Businesses must take a more active ‘defence-in-depth’ approach to combat ransomware reprisal attacks
The UK’s Financial Conduct Authority has written to London businesses urging them to reinforce their cybersecurity systems in response to rising tensions between Russia and the West, which in turn could lead to Moscow-backed hacks against banks.
The UK is preparing to impose economic sanctions on Moscow if Russian troops invade the neighbouring country of Ukraine. There are concerns that Russia could launch state-sponsored cyberstrikes against British businesses in reprisal.

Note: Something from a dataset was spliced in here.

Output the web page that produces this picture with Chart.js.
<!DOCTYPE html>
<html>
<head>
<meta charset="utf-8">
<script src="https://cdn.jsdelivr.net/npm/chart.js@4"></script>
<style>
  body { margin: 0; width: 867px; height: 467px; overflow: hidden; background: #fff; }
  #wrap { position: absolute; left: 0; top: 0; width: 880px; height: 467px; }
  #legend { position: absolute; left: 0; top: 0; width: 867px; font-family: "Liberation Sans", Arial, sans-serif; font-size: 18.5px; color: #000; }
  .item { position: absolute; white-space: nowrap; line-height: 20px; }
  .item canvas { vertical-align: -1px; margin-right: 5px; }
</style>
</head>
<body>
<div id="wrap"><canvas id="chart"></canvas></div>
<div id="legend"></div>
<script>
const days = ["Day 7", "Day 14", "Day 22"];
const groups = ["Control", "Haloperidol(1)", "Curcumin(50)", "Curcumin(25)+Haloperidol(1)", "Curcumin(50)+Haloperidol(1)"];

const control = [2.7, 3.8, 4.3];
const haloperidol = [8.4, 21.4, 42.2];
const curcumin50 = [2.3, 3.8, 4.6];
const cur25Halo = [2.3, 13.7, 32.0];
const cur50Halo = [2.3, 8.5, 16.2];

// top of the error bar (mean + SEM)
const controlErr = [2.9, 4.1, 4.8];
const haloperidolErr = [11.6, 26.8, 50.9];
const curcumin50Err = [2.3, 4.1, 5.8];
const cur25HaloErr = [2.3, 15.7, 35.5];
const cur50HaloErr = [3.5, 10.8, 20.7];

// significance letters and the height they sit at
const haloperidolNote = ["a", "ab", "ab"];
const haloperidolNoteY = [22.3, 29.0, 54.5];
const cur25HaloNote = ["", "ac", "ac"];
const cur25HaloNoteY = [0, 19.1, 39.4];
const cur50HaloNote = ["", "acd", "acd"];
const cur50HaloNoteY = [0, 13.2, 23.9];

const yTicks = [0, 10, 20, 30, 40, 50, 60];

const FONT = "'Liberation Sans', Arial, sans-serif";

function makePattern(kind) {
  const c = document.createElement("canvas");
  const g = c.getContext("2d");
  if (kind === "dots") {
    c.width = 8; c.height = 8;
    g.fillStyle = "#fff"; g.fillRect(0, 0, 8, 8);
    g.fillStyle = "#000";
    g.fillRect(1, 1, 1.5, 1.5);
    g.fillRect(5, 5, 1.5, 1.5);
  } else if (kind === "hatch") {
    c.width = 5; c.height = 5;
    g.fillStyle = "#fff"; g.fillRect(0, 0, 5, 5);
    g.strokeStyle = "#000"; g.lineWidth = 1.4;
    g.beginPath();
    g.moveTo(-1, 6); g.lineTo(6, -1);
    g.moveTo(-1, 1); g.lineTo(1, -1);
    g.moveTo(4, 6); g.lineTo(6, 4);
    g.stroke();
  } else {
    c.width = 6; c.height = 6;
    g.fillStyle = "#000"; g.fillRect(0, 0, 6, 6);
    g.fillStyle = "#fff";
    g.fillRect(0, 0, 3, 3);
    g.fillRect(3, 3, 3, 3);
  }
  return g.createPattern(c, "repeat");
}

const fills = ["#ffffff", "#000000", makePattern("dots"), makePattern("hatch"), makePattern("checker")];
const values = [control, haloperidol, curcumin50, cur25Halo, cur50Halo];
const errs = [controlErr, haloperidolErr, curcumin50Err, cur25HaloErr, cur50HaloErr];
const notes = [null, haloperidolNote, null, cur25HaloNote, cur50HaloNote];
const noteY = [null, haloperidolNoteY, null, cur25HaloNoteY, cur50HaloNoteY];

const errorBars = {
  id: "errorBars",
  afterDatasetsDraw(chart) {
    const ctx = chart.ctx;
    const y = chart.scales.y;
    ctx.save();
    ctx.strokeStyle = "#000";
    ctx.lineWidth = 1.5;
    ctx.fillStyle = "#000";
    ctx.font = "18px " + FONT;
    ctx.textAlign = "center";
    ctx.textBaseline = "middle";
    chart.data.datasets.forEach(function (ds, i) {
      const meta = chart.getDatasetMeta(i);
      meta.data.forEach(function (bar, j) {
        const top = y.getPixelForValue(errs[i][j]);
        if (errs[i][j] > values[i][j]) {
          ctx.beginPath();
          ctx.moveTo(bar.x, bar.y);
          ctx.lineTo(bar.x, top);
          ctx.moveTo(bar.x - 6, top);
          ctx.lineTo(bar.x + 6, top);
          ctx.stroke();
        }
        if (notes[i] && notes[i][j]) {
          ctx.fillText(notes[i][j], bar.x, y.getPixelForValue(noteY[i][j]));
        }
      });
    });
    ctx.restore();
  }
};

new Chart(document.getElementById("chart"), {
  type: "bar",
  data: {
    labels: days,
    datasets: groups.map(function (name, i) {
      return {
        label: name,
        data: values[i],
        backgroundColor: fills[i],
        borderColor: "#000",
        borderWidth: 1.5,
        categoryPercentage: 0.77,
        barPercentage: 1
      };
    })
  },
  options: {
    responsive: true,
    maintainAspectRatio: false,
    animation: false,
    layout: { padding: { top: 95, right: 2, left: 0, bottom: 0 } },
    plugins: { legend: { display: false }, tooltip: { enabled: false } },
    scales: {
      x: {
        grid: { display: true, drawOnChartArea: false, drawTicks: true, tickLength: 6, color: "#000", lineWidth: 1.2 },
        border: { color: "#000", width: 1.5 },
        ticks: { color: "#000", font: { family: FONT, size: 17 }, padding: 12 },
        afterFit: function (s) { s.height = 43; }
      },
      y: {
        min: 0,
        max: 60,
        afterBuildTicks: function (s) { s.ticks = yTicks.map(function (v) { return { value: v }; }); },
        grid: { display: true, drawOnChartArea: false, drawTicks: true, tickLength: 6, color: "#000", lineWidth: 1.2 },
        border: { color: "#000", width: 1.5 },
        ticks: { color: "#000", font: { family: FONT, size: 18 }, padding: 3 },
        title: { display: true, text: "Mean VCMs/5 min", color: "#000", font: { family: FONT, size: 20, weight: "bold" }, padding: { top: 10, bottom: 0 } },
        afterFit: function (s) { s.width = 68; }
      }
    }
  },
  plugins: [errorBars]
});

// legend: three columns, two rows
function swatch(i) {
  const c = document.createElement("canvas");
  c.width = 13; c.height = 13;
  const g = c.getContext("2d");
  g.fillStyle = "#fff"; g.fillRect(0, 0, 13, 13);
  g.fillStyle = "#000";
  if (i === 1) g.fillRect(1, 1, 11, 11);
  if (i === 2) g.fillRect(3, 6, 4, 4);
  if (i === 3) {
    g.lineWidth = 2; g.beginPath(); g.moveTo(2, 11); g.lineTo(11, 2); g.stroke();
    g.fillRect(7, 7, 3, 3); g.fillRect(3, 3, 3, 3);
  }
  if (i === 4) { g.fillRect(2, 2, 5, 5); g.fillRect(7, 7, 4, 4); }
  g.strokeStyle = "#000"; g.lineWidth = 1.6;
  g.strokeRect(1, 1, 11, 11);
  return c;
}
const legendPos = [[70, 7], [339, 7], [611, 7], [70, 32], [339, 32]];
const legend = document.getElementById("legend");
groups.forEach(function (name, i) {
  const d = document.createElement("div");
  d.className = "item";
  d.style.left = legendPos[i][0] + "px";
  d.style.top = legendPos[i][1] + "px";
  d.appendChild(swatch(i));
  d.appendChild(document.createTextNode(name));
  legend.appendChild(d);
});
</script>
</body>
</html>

Ransomware is already a significant threat to the UK economy. Earlier this week, the UK, US and Australia said in a joint statement that 2021 saw further increases in “sophisticated, high-impact ransomware incidents” originating from Russia and other former Soviet states.
Steve Arlin, vice president of sales for the UK, Americas & APAC at ProLion said, “Ransomware attacks have evolved and become more sophisticated in recent years. National governments and businesses alike must view ransomware as more than just data theft or an online shakedown by a cyber-crook.”
Countries can use ransomware in an unofficial capacity to strike at and harass rivals who they might not otherwise be able to hurt in conventional means, either through economic sanctions or military action. They can do so while denying any knowledge and responsibility of the attack.
The availability of affordable ransomware software has removed cost as a barrier that previously discouraged ransomware. Even novice hackers can now easily mount attacks.
Arlin continued, “With geopolitical tensions on the rise worldwide and ransomware solutions becoming cheaper and more readily available, the threat of more attacks against Governments – at a national and a local level – and companies of all sizes shows no signs of slowing down.
“There’s no way for any organisation to completely protect against ransomware. But that’s not an excuse to not take the initiative and be properly prepared. The emphasis must be on actively monitoring your network to counter threats – rather than reacting to breaches after they occur,” he explained.
“The most effective strategy for businesses is a ‘defence-in-depth’ approach that incorporates multiple layers of defence with several mitigations at each layer. You’ll have more opportunities to detect an attack, and then stop it before it causes real harm.
“Training staff on an ongoing basis to identify new ransomware tactics and techniques is equally important in a comprehensive security strategy,” Arlin added.
“By putting in place the right protections and counter-measures, an organisation can reduce the potential serious damage, disruption and cost caused by a ransomware attack.”